Alana Valentine 

Nellie Small: the trailblazing, cross-dressing cabaret star who Australia forgot

When women weren’t even allowed in Sydney’s pubs, Small was there singing the blues, dressed in a masculine suit. But her remarkable life was marred by racism and bigotry
  
  

Jazz singer, queer icon and show business legend Nellie Small in Sydney in August 1952. Born in 1900, she was known by the now creaky sobriquet ‘male impersonator’.
Jazz singer, queer icon and show business legend Nellie Small in Sydney in August 1952. Born in 1900, she was known by the now creaky sobriquet ‘male impersonator’. Photograph: Mitchell Library, State Library of New South Wales

Nellie Small knew how to rock a suit. There’s a photo of her, taken in 1954, standing on a small mobile stage in Sydney’s Castlereagh hotel, dressed in an immaculate bow tie and sporting close-cropped hair, singing her heart out to a room full of men, their middy glasses lined up in half-drunk rows. There are no women in the audience because they were not allowed in the public bar back then, or allowed to get a chequebook or apply for a mortgage. But here was a Black woman, of West Indian/Australian heritage, a verifiable star of the entertainment firmament, tearing up the room with her deep, growling voice full of honey and cinnamon, the piano accordion a sparkling accompaniment to her song.

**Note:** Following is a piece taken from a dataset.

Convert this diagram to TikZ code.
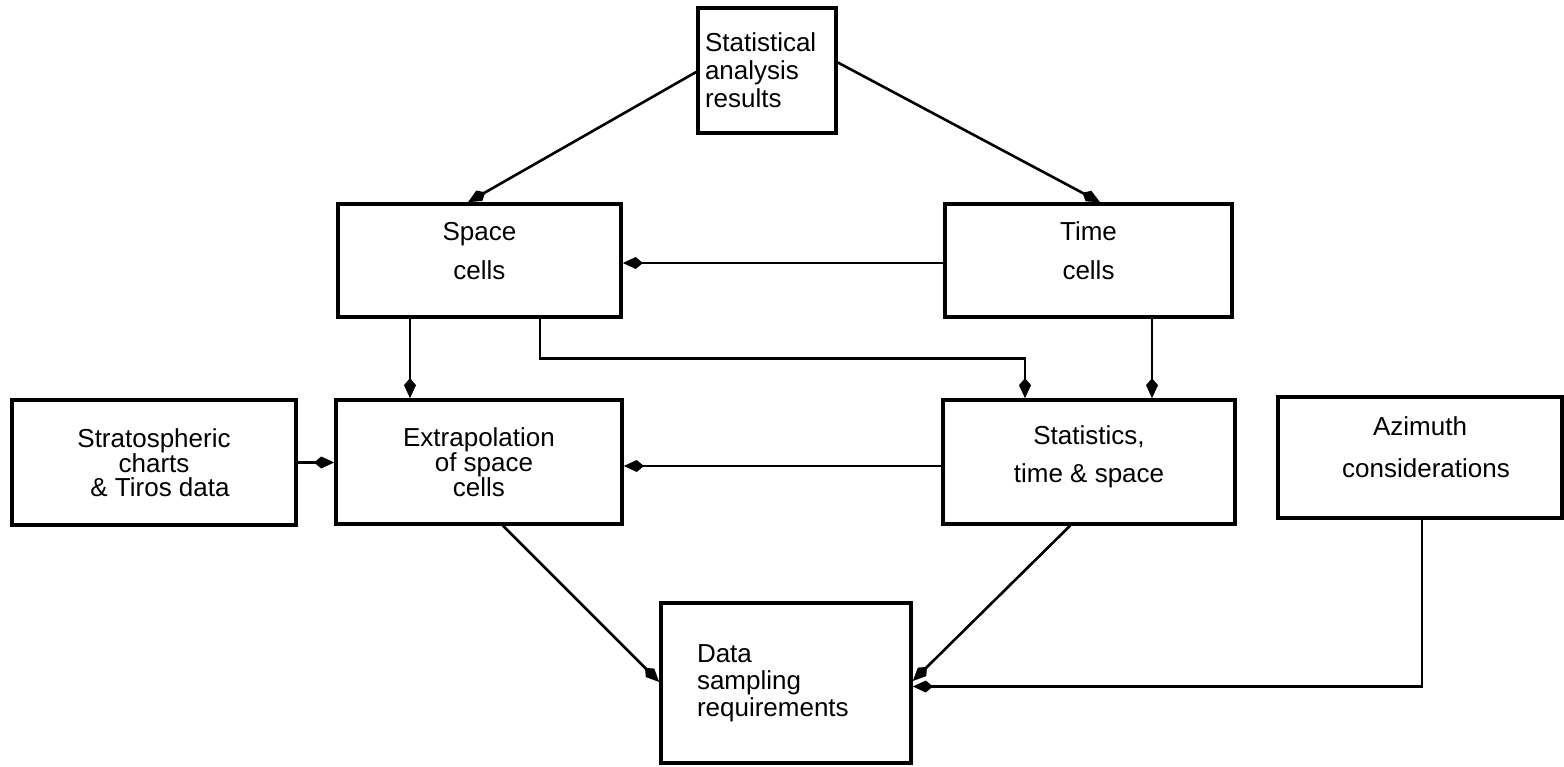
\documentclass[tikz,border=0pt]{standalone}
\usepackage{fontspec}
\setmainfont{Liberation Sans}
\usetikzlibrary{arrows.meta}

\begin{document}
\begin{tikzpicture}[x=1pt,y=-1pt,
  box/.style={draw, line width=3.6pt, inner sep=0pt, align=center,
    font=\fontsize{26}{28}\selectfont},
  conn/.style={line width=2.6pt, line cap=round,
    -{Kite[length=20pt,width=12pt,inset=7pt,line width=0pt]}}]
\useasboundingbox (0,0) rectangle (1564,767);

% boxes (centre, width, height)
\node[box, minimum width=138pt, minimum height=125pt, text width=124pt, align=left]
  (top) at (767,70.5) {Statistical\\analysis\\results};
\node[box, minimum width=283pt, minimum height=113pt,
  font=\fontsize{26}{39}\selectfont] (space) at (479.5,260.5) {Space\\cells\\[-20pt]};
\node[box, minimum width=287pt, minimum height=113pt,
  font=\fontsize{26}{39}\selectfont] (time) at (1088.5,260.5) {Time\\cells\\[-20pt]};
\node[box, minimum width=284pt, minimum height=125pt,
  font=\fontsize{26}{24}\selectfont] (strat) at (154,462.5)
  {Stratospheric\\charts\\\hspace{12pt}\& Tiros data};
\node[box, minimum width=286pt, minimum height=124pt,
  font=\fontsize{26}{25}\selectfont] (extrap) at (479,462)
  {Extrapolation\\\hspace{10pt}of space\\cells};
\node[box, minimum width=292pt, minimum height=124pt,
  font=\fontsize{26}{38}\selectfont] (stats) at (1089,462)
  {Statistics,\\time \& space\\[-22pt]};
\node[box, minimum width=284pt, minimum height=121pt,
  font=\fontsize{26}{42}\selectfont] (azim) at (1420,457.5)
  {Azimuth\\\hspace{12pt}considerations\\[-22pt]};
\node[box, minimum width=250pt, minimum height=160pt, text width=178pt, align=left,
  font=\fontsize{26}{27}\selectfont] (data) at (786,683)
  {Data\\sampling\\requirements\\[-4pt]};

% connectors
\draw[conn] ([yshift=-1.5pt]top.west) -- ([xshift=-11.5pt]space.north);
\draw[conn] ([yshift=8pt]top.east) -- ([xshift=11.5pt]time.north);
\draw[conn] ([yshift=-2.5pt]time.west) -- ([yshift=-2.5pt]time.west -| space.east);
\draw[conn] ([xshift=-69.5pt]space.south) -- ([xshift=-69.5pt]space.south |- extrap.north);
\draw[conn] ([xshift=60.5pt]space.south) -- ++(0,40) -| ([xshift=-64pt]stats.north);
\draw[conn] ([xshift=63.5pt]time.south) -- ([xshift=63.5pt]time.south |- stats.north);
\draw[conn] (strat.east) -- (strat.east -| extrap.west);
\draw[conn] ([yshift=-4pt]stats.west) -- ([yshift=-4pt]stats.west -| extrap.east);
\draw[conn] ([xshift=24pt]extrap.south) -- ([yshift=1pt]data.west);
\draw[conn] ([xshift=-19pt]stats.south) -- ([yshift=2pt]data.east);
\draw[conn] ([xshift=2pt]azim.south) |- ([yshift=-3.5pt]data.east);
\end{tikzpicture}
\end{document}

Born in 1900, Small was a cross-dressing, jazz- and blues-singing, third-generation Australian entertainer, known by the now creaky sobriquet “male impersonator”. Her career began in the 1920s and flowered in the 30s and 40s. She was at the height of her glory in the 50s before her career trailed off in the 60s until she died of a lung disease in 1968.

“But why haven’t we heard of her?” I hear some people cry. Scratch the surface of Sydney and the memories of her are still there. But show business is never so much a straight line as it is a series of circles, and it’s never too late for a spectacular comeback.

Small was never any less than utterly forthright about the racism she experienced. In a 1953 interview in the Daily Telegraph she is quoted as saying: “I’m proud of my Australian birth. But I’d be much happier if more of my fellow countrymen would forget my skin color is different from theirs and sit down to hear my views on life and people.”

Many years ago when I spoke to jazz musician Jimmy Somerville, who toured with Small when she fronted the Port Jackson Jazz Band, he recalled how hotels refused to accommodate her and she could not pick up her mail at the Brisbane GPO. “Is it a she or a he?” columnist Jean Hull mused in the Arrow.

Humiliatingly, when Small returned to Australia after a triumphant tour of New Zealand in 1953, immigration officials insisted she fill in a visitor’s permit and threatened to send her back to Auckland unless she signed it, refusing to believe she was a citizen.

Trawl the archives or pick the brains of those who remember Small and you soon come across Edith Meggitt, Small’s Catholic manager with whom she lived for 20 years in North Sydney (also with Ted Meggitt, a furrier and Edith’s husband). A small woman with her hair in permanent waves around her ears, Edith is described in a 1952 People magazine article titled “The Gentleman is a Lady” as being “behind Nellie, urging, criticising and encouraging”. Routinely Edith is described as Small’s “unofficial” manager but I suspect that is as much to do with women not being credited with the chops to be an “official” manager as it is with any formal business arrangement between them. Frequently in articles about Small from the time, the journalist describes Edith as sitting in the front row of every Sydney show.

The photographs of Small and Edith “at home” will put a radiant smile on the face of anyone who loves pure camp. In one photo in the New South Wales State Library archives, Small is pictured in a crisp shirt and silk tie, smoking as she reads a hardcover book titled Curious Habits and Strange Beliefs of Civilized Man. Edith sits demurely in the background, flanked by floral curtains and a portrait, one supposes, of her husband. Susan Sontag’s definition, 10 years later, of pure camp as “dead serious … the essential element is seriousness, a seriousness that fails”, describes the scenario to perfection.

Miss Nellie Small. Before her time, of her time, inspiring at any time. Queer icon. Black icon. Trouper. Show business legend. It was the entertainer Bobby Limb, whom I interviewed back in 1991, who told me that when a variety show was lacking sufficient oomph to really swing, the catchcry would be “Send For Nellie!” So that’s what I’ve called our cabaret about Small’s life, which features Darktown Strutters Ball, Lydia the Tattooed Lady and Stormy Weather – all songs she may have crooned – and is co-curated with African Australian hip-hop artist Kween G. At last, Nellie Small’s time has come along.